SLOMKA: Ich möchte etwas so Privates nicht als Anekdote zum Bestandteil meiner Öffentlichkeitsarbeit machen. Das Publikum hat sicher das Recht zu wissen, wer da die Nachrichten präsentiert, welche Ausbildung man zum Beispiel hat. Aber darüber hinaus gibt es eine Grenze, da möchte ich privat bleiben.

Sprechen Sie viel miteinander über die Sendungen?

SLOMKA: Jedes Ehepaar unterhält sich über Berufe, besonders wenn sie den gleichen haben. Das heißt aber nicht, dass wir von morgens bis abends über Journalismus reden und schon gleich gar nicht und grundsätzlich nicht über die Sendungen, die wir abends machen. Ich will nicht wissen, was die Kollegen vom Nachtjournal abends vorhaben.

Sie sehen sich sicher nicht sehr oft?

SLOMKA: Na ja, wenn Sie Lkw-Fahrer sind, sehen Sie Ihre Familie auch nur am Wochenende.

Stimmt es, dass Sie als Kind als aufsässig galten?

SLOMKA: Ja, so am Anfang des Gymnasiums haben die Lehrer zu meinen Eltern gesagt: „Ihre Tochter gibt Widerworte und schwätzt im Unterricht.“

Stimmte das denn?

SLOMKA: Ja, weil ich mir ungern unbegründete Anweisungen geben lasse. Lehrer, die uns autoritär und von oben herab behandelten, die passten mir nicht. So eine Haltung hilft auch bei Interviewsituationen. Dass man nicht aus einem Obrigkeitsdenken innerlich verkrampft, wenn man den Bundespräsidenten interviewt.

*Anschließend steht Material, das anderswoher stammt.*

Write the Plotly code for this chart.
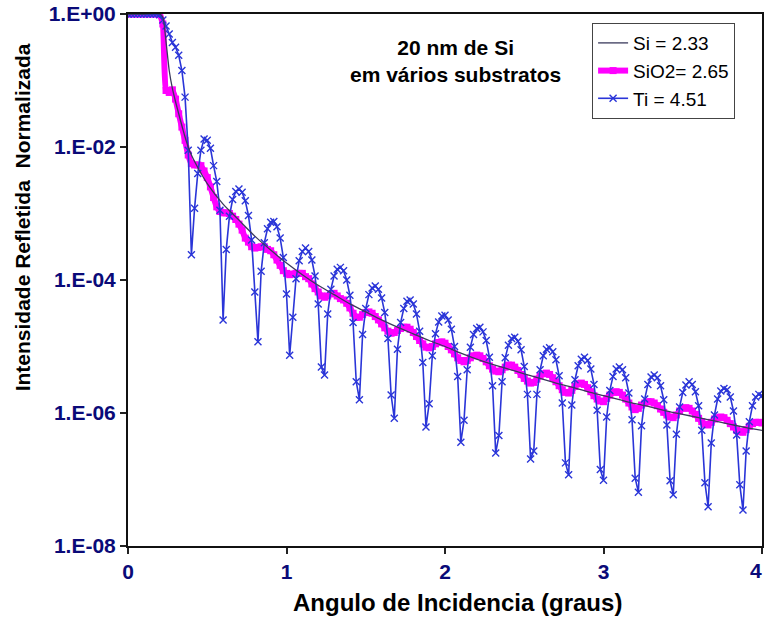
import numpy as np
import plotly.graph_objects as go

# ---- data (log10 of normalised reflected intensity) ----
# common angle grid for the SiO2 and Ti series (degrees), step 0.02
angle_deg = [round(0.02 * i, 2) for i in range(201)]

ti_log10 = [
    0, 0, 0, 0, 0, 0, 0, 0, 0, 0,
    -0.01, -0.09, -0.18, -0.30, -0.43, -0.50, -0.62, -0.85, -1.25, -2.05,
    -3.62, -2.92, -2.40, -2.05, -1.88, -1.90, -2.02, -2.28, -2.52, -2.95,
    -4.60, -3.54, -3.04, -2.79, -2.67, -2.63, -2.68, -2.81, -3.03, -3.40,
    -4.18, -4.93, -3.87, -3.44, -3.23, -3.13, -3.12, -3.20, -3.37, -3.66,
    -4.21, -5.13, -4.56, -3.98, -3.71, -3.57, -3.52, -3.57, -3.70, -3.94,
    -4.36, -5.31, -5.43, -4.51, -4.14, -3.94, -3.84, -3.81, -3.86, -4.00,
    -4.23, -4.64, -5.53, -5.80, -4.82, -4.43, -4.22, -4.12, -4.09, -4.14,
    -4.27, -4.49, -4.88, -5.73, -6.08, -5.04, -4.64, -4.43, -4.32, -4.30,
    -4.36, -4.51, -4.77, -5.24, -6.21, -5.86, -5.14, -4.81, -4.63, -4.54,
    -4.53, -4.60, -4.74, -5.00, -5.45, -6.44, -6.11, -5.35, -5.01, -4.82,
    -4.73, -4.71, -4.78, -4.91, -5.16, -5.59, -6.60, -6.34, -5.53, -5.17,
    -4.98, -4.88, -4.86, -4.92, -5.05, -5.30, -5.72, -6.69, -6.57, -5.72,
    -5.35, -5.14, -5.04, -5.02, -5.08, -5.20, -5.44, -5.85, -6.75, -6.93,
    -5.88, -5.50, -5.29, -5.19, -5.16, -5.21, -5.34, -5.57, -5.96, -6.85,
    -7.01, -6.06, -5.66, -5.45, -5.34, -5.31, -5.35, -5.47, -5.70, -6.10,
    -6.98, -7.19, -6.19, -5.79, -5.57, -5.46, -5.43, -5.47, -5.59, -5.80,
    -6.18, -7.02, -7.23, -6.32, -5.91, -5.69, -5.58, -5.53, -5.57, -5.68,
    -5.89, -6.26, -7.05, -7.41, -6.45, -6.03, -5.79, -5.67, -5.63, -5.65,
    -5.76, -5.97, -6.33, -7.08, -7.46, -6.57, -6.13, -5.89, -5.76, -5.72,
    -5.74,
]

sio2_log10 = [
    0, 0, 0, 0, 0, 0, 0, 0, 0, 0,
    -0.01, -0.15, -1.15, -1.18, -1.14, -1.28, -1.50, -1.70, -1.90, -2.12,
    -2.25, -2.27, -2.27, -2.28, -2.36, -2.46, -2.60, -2.76, -2.90, -2.97,
    -2.99, -2.99, -3.00, -3.04, -3.09, -3.16, -3.25, -3.37, -3.43, -3.50,
    -3.52, -3.51, -3.50, -3.50, -3.54, -3.56, -3.62, -3.70, -3.78, -3.86,
    -3.90, -3.92, -3.91, -3.90, -3.90, -3.90, -3.95, -3.98, -4.06, -4.13,
    -4.18, -4.24, -4.26, -4.24, -4.21, -4.20, -4.24, -4.28, -4.30, -4.35,
    -4.42, -4.50, -4.56, -4.56, -4.52, -4.49, -4.48, -4.50, -4.55, -4.60,
    -4.66, -4.72, -4.77, -4.80, -4.79, -4.76, -4.73, -4.71, -4.71, -4.74,
    -4.79, -4.85, -4.91, -4.96, -5.01, -5.02, -5.00, -4.96, -4.94, -4.93,
    -4.95, -5.00, -5.05, -5.11, -5.17, -5.21, -5.23, -5.21, -5.17, -5.14,
    -5.13, -5.14, -5.18, -5.23, -5.29, -5.34, -5.37, -5.38, -5.35, -5.31,
    -5.28, -5.28, -5.31, -5.36, -5.42, -5.48, -5.52, -5.55, -5.54, -5.49,
    -5.44, -5.41, -5.40, -5.42, -5.47, -5.53, -5.59, -5.65, -5.69, -5.70,
    -5.66, -5.60, -5.56, -5.55, -5.57, -5.62, -5.68, -5.74, -5.79, -5.82,
    -5.83, -5.78, -5.73, -5.69, -5.68, -5.69, -5.73, -5.79, -5.85, -5.91,
    -5.95, -5.93, -5.88, -5.85, -5.83, -5.83, -5.85, -5.89, -5.94, -5.99,
    -6.03, -6.06, -6.07, -6.03, -5.97, -5.93, -5.92, -5.93, -5.97, -6.02,
    -6.08, -6.13, -6.17, -6.18, -6.14, -6.09, -6.07, -6.06, -6.07, -6.11,
    -6.16, -6.21, -6.26, -6.28, -6.29, -6.25, -6.20, -6.16, -6.14, -6.14,
    -6.15,
]

si_angle_deg = [0, 0.1, 0.2, 0.22, 0.24, 0.26, 0.28, 0.30, 0.32, 0.34, 0.36, 0.38,
                0.40, 0.45, 0.50, 0.6, 0.7, 0.8, 0.9, 1.0, 1.1, 1.2, 1.3, 1.4, 1.5,
                1.6, 1.7, 1.8, 1.9, 2.0, 2.1, 2.2, 2.3, 2.4, 2.5, 2.6, 2.7, 2.8, 2.9,
                3.0, 3.1, 3.2, 3.3, 3.4, 3.5, 3.6, 3.7, 3.8, 3.9, 4.0]
si_log10 = [0, 0, 0, -0.05, -0.42, -0.85, -1.12, -1.32, -1.50, -1.68, -1.85, -2.00,
            -2.12, -2.35, -2.55, -2.86, -3.10, -3.34, -3.55, -3.745, -3.92, -4.08,
            -4.22, -4.36, -4.48, -4.60, -4.71, -4.81, -4.91, -5.00, -5.10, -5.19,
            -5.27, -5.34, -5.41, -5.48, -5.55, -5.61, -5.68, -5.74, -5.80, -5.86,
            -5.91, -5.97, -6.02, -6.07, -6.12, -6.17, -6.22, -6.26]

series_names = ["Si = 2.33", "SiO2= 2.65", "Ti = 4.51"]
y_tick_vals = [1, 1e-2, 1e-4, 1e-6, 1e-8]
y_tick_text = ["1.E+00", "1.E-02", "1.E-04", "1.E-06", "1.E-08"]
x_tick_vals = [0, 1, 2, 3, 4]
x_tick_text = ["0", "1", "2", "3", "4"]

FONT = "Liberation Sans, Arial, sans-serif"
NAVY = "#0a0a78"
BLUE = "#2a35d8"
MAGENTA = "#ff00ff"
SI_COLOR = "#3a3a5c"

fig = go.Figure()
fig.add_trace(go.Scatter(
    x=angle_deg, y=10 ** np.array(sio2_log10), name=series_names[1], mode="lines+markers",
    line=dict(color=MAGENTA, width=6, shape="spline", smoothing=0.5),
    marker=dict(symbol="square", size=7, color=MAGENTA),
    legendrank=2))
fig.add_trace(go.Scatter(
    x=angle_deg, y=10 ** np.array(ti_log10), name=series_names[2], mode="lines+markers",
    line=dict(color=BLUE, width=1.6),
    marker=dict(symbol="x-thin-open", size=7, color=BLUE, line=dict(width=1.4, color=BLUE)),
    legendrank=3))
fig.add_trace(go.Scatter(
    x=si_angle_deg, y=10 ** np.array(si_log10), name=series_names[0], mode="lines",
    line=dict(color=SI_COLOR, width=1.3, shape="spline", smoothing=0.6), legendrank=1))

# last x tick label is placed as an annotation flush with the right edge so it stays visible
x_labels_shown = [f"<b>{t}</b>" for t in x_tick_text[:-1]] + [""]

fig.update_layout(
    width=765, height=621,
    margin=dict(l=128, r=3, t=14, b=75, autoexpand=False),
    paper_bgcolor="white", plot_bgcolor="white",
    font=dict(family=FONT, color="black"),
    showlegend=True,
    legend=dict(x=0.732, y=0.983, xanchor="left", yanchor="top",
                bgcolor="white", bordercolor="#444444", borderwidth=1,
                font=dict(family=FONT, size=19, color="black"),
                itemwidth=30, tracegroupgap=4),
    annotations=[
        dict(text="<b>20 nm de Si<br>em vários substratos</b>", x=0.516, y=0.912,
             xref="paper", yref="paper", showarrow=False, xanchor="center", yanchor="middle",
             font=dict(family=FONT, size=21, color="black"), align="center"),
        dict(text="<b>Intensidade Refletida\u00a0 Normalizada</b>", x=-0.167, y=0.618,
             xref="paper", yref="paper", showarrow=False, textangle=-90,
             xanchor="center", yanchor="middle",
             font=dict(family=FONT, size=21, color="black")),
        dict(text="<b>Angulo de Incidencia (graus)</b>", x=0.52, y=-0.107,
             xref="paper", yref="paper", showarrow=False, xanchor="center", yanchor="middle",
             font=dict(family=FONT, size=24, color="black")),
        dict(text=f"<b>{x_tick_text[-1]}</b>", x=1.0035, y=-0.046, xref="paper", yref="paper",
             showarrow=False, xanchor="right", yanchor="middle",
             font=dict(family=FONT, size=21, color=NAVY)),
    ],
)
fig.update_xaxes(range=[0, 4], tickvals=x_tick_vals, ticktext=x_labels_shown,
                 ticks="outside", ticklen=6, tickwidth=2, automargin=False,
                 tickcolor="#222222", showgrid=False, zeroline=False, showline=True,
                 linecolor="#111111", linewidth=2, mirror=True,
                 tickfont=dict(family=FONT, size=21, color=NAVY))
fig.update_yaxes(type="log", range=[-8, 0], tickvals=y_tick_vals, ticktext=[f"<b>{t}</b>" for t in y_tick_text],
                 ticks="outside", ticklen=6, tickwidth=2, tickcolor="#222222", showgrid=False, automargin=False,
                 zeroline=False, showline=True, linecolor="#111111", linewidth=2, mirror=True,
                 tickfont=dict(family=FONT, size=21, color=NAVY))

fig.write_html("out.html")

Trotzdem, es ist doch eigentlich wahnsinnig schwierig, in der kurzen Interviewzeit irgendetwas Substanzielles herauszufinden.

SLOMKA: Manchmal kriegt man nur heraus, dass sich jemand zu dieser Frage gar nicht äußern will. Oder transportiert über die Frage mehr Informationen an den Zuschauer, als dann in der Antwort rüberkommt.

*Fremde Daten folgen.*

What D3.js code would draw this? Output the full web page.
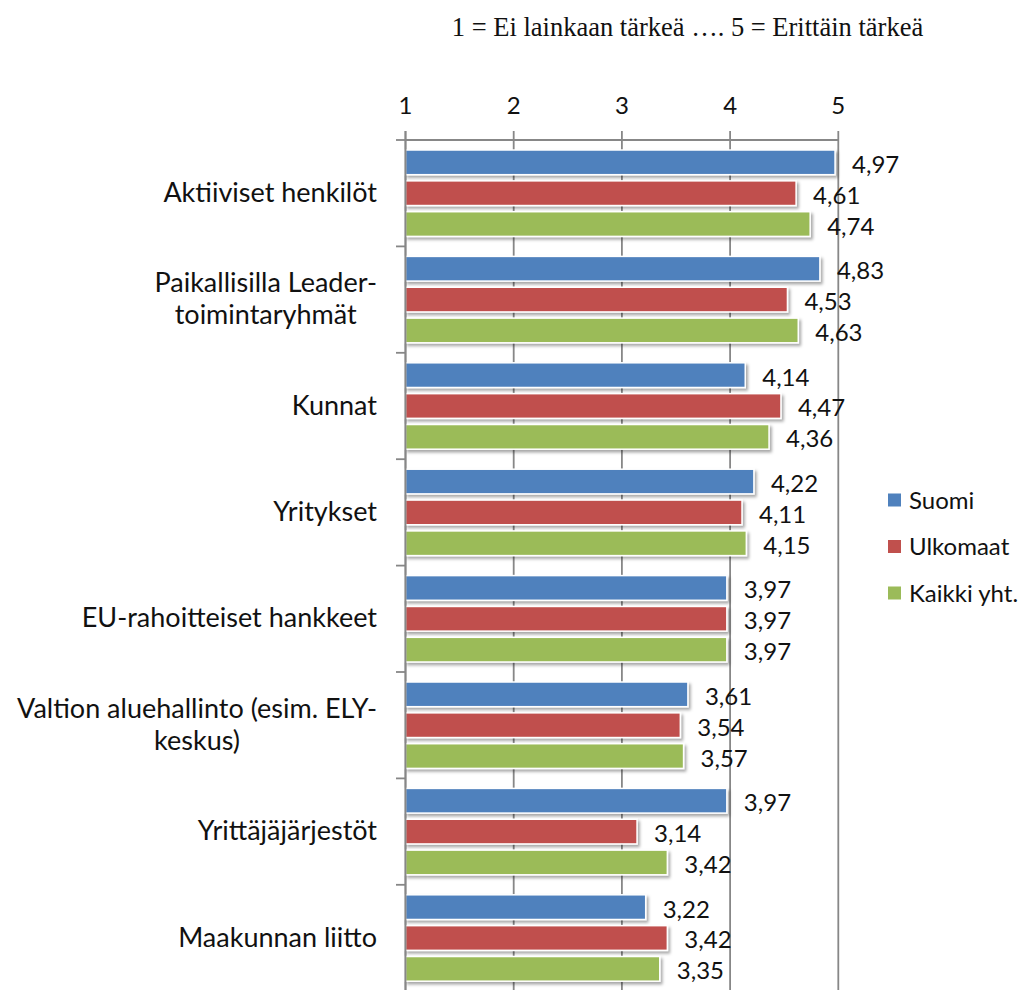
<!DOCTYPE html>
<html>
<head>
<meta charset="utf-8">
<script src="https://cdn.jsdelivr.net/npm/d3@7"></script>
<style>
  html, body { margin: 0; padding: 0; background: #fff; }
  svg { display: block; }
</style>
</head>
<body>
<div id="chart"></div>
<script>
const title = "1 = Ei lainkaan tärkeä …. 5 = Erittäin tärkeä";
const categories = [
  ["Aktiiviset henkilöt"],
  ["Paikallisilla Leader-", "toimintaryhmät"],
  ["Kunnat"],
  ["Yritykset"],
  ["EU-rahoitteiset hankkeet"],
  ["Valtion aluehallinto (esim. ELY-", "keskus)"],
  ["Yrittäjäjärjestöt"],
  ["Maakunnan liitto"]
];
const seriesNames = ["Suomi", "Ulkomaat", "Kaikki yht."];
const seriesColors = ["#4F81BD", "#C0504D", "#9BBB59"];
const suomi    = [4.97, 4.83, 4.14, 4.22, 3.97, 3.61, 3.97, 3.22];
const ulkomaat = [4.61, 4.53, 4.47, 4.11, 3.97, 3.54, 3.14, 3.42];
const kaikki   = [4.74, 4.63, 4.36, 4.15, 3.97, 3.57, 3.42, 3.35];
const tickValues = [1, 2, 3, 4, 5];

const seriesValues = [suomi, ulkomaat, kaikki];
const W = 1019, H = 990;
const svg = d3.select("#chart").append("svg").attr("width", W).attr("height", H);

const defs = svg.append("defs");
const f = defs.append("filter").attr("id", "shadow").attr("x", "-5%").attr("y", "-30%").attr("width", "115%").attr("height", "180%");
f.append("feDropShadow").attr("dx", 2).attr("dy", 2.5).attr("stdDeviation", 1.5)
  .attr("flood-color", "#000").attr("flood-opacity", 0.35);

const x = d3.scaleLinear().domain([1, 5]).range([405.5, 838.3]);
const y0 = d3.scaleBand().domain(d3.range(categories.length)).range([140, 140 + 8 * 106.4]).padding(0);
const y1 = d3.scaleBand().domain(d3.range(3)).range([10, y0.bandwidth() - 10]).paddingInner(0.2);

const gridColor = "#878787";
svg.append("g").selectAll("line").data(tickValues).join("line")
  .attr("x1", d => x(d)).attr("x2", d => x(d))
  .attr("y1", 131).attr("y2", H + 5)
  .attr("stroke", gridColor).attr("stroke-width", 1.8);
svg.append("line").attr("x1", x(1)).attr("x2", x(5)).attr("y1", 140).attr("y2", 140)
  .attr("stroke", gridColor).attr("stroke-width", 1.8);
svg.append("g").selectAll("line").data(d3.range(categories.length + 1)).join("line")
  .attr("x1", 396).attr("x2", x(1))
  .attr("y1", d => 140 + d * y0.step()).attr("y2", d => 140 + d * y0.step())
  .attr("stroke", gridColor).attr("stroke-width", 1.8);

svg.append("g").selectAll("text").data(tickValues).join("text")
  .attr("x", d => x(d)).attr("y", 113.5)
  .attr("text-anchor", "middle")
  .attr("font-family", "Lato, sans-serif").attr("font-size", 24).attr("fill", "#111")
  .text(d => d);

const groups = svg.append("g").selectAll("g").data(categories).join("g")
  .attr("transform", (d, i) => `translate(0,${y0(i)})`);
groups.each(function(c, i) {
  const g = d3.select(this);
  seriesValues.forEach((vals, s) => {
    g.append("rect")
      .attr("x", x(1)).attr("y", y1(s))
      .attr("width", x(vals[i]) - x(1)).attr("height", y1.bandwidth())
      .attr("fill", seriesColors[s])
      .attr("stroke", "#fff").attr("stroke-width", 1.5)
      .attr("filter", "url(#shadow)");
  });
  seriesValues.forEach((vals, s) => {
    g.append("text")
      .attr("x", x(vals[i]) + 17)
      .attr("y", y1(s) + y1.bandwidth() / 2 + 10.5)
      .attr("font-family", "Lato, sans-serif").attr("font-size", 24).attr("fill", "#111")
      .text(d3.format(".2f")(vals[i]).replace(".", ","));
  });
});

svg.append("line").attr("x1", x(1)).attr("x2", x(1)).attr("y1", 131).attr("y2", H + 5)
  .attr("stroke", gridColor).attr("stroke-width", 1.8);

categories.forEach((lines, i) => {
  const cy = y0(i) + y0.bandwidth() / 2;
  const t = svg.append("text")
    .attr("font-family", "Lato, sans-serif").attr("font-size", 27).attr("fill", "#111")
    .attr("text-anchor", "middle");
  const lh = 32;
  const spans = lines.map((ln, k) => t.append("tspan").text(ln)
    .attr("y", cy + 8.5 + (k - (lines.length - 1) / 2) * lh));
  const maxW = d3.max(spans, sp => sp.node().getComputedTextLength());
  spans.forEach(sp => sp.attr("x", 377 - maxW / 2));
});

const leg = svg.append("g").selectAll("g").data(seriesNames).join("g")
  .attr("transform", (d, i) => `translate(888,${500 + i * 46.5})`);
leg.append("rect").attr("x", 0).attr("y", -6.5).attr("width", 13).attr("height", 13)
  .attr("fill", (d, i) => seriesColors[i]);
leg.append("text").attr("x", 21).attr("y", 8.5)
  .attr("font-family", "Lato, sans-serif").attr("font-size", 24).attr("fill", "#111")
  .text(d => d);

svg.append("text").attr("x", 687.5).attr("y", 36)
  .attr("text-anchor", "middle")
  .attr("font-family", "'Liberation Serif', 'Times New Roman', serif").attr("font-size", 26.5).attr("fill", "#111")
  .text(title);
</script>
</body>
</html>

Kanzlerin Merkel sagte auf Ihre Frage, was das Schwerste am Kanzlerinnensein sei, dass man auf jeden Nebensatz achten müsste, der einem später mal um die Ohren fliegen könnte.

SLOMKA: Ja, die Gefahr gibt es auch. Natürlich wirft man Politikern immer vor, dass sie verschwurbelt reden. Das liegt eben auch daran, dass sie sich damit unangreifbar machen wollen. Dazu tragen die Medien natürlich auch selbst bei.

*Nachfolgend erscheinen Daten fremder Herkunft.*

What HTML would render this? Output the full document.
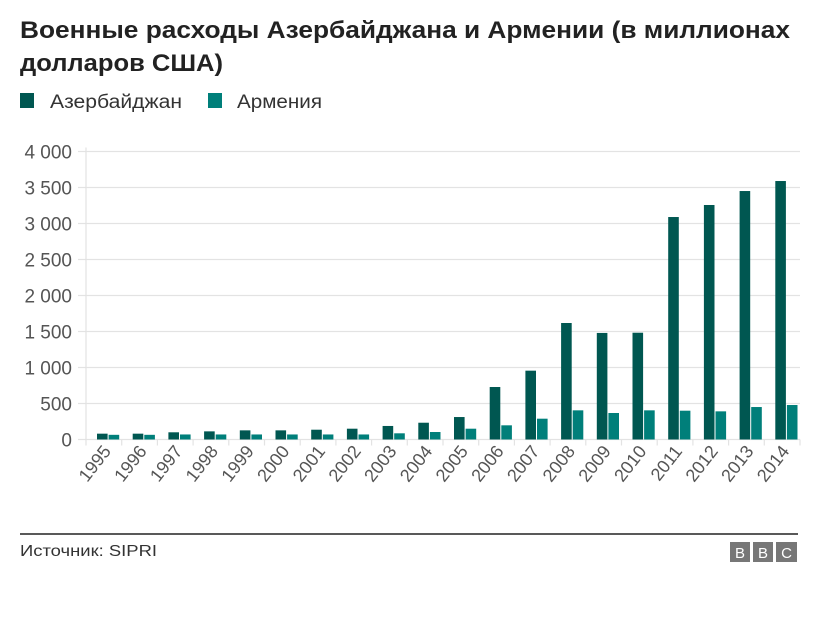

Gibt es für Sie einen journalistischen Alptraum?

SLOMKA: Dass vor laufender Kamera, ohne dass wir es stoppen können, etwas Schreckliches passiert, was wir eigentlich im Bild sonst so niemals zeigen würden. Stellen Sie sich vor, unser Korrespondent in Bagdad würde während einer Live-Schalte selbst von einer Rakete getroffen. Der Vorteil der Unmittelbarkeit und Geschwindigkeit des Fernsehens und die Masse an Kameras birgt da auch große Gefahren.

Und der berufliche Traum?

SLOMKA: Für mich haben sich eigentlich alle Träume erfüllt. Aber es ergibt sich immer etwas Neues. Noch bin ich nicht amtsmüde.

Haben Sie inzwischen rausgefunden, ob Sie mit Schalke-Trainer Mirko Slomka verwandt sind?

SLOMKA: (lacht) Wir wissen es nicht. Wir haben telefoniert und auch schon oft versucht, uns zu treffen. Wenn überhaupt, ist es eine weitläufige Verwandtschaft.

Werden Sie in Köln Karneval feiern?

SLOMKA: Ja, ich feiere leidenschaftlich gerne. Letztes Jahr war ich als Flamingo verkleidet. Mit Tüllrock, bemaltem Gesicht und einem wippenden Flamingo-Kopf als Hut. Da hat mich wirklich keiner erkannt.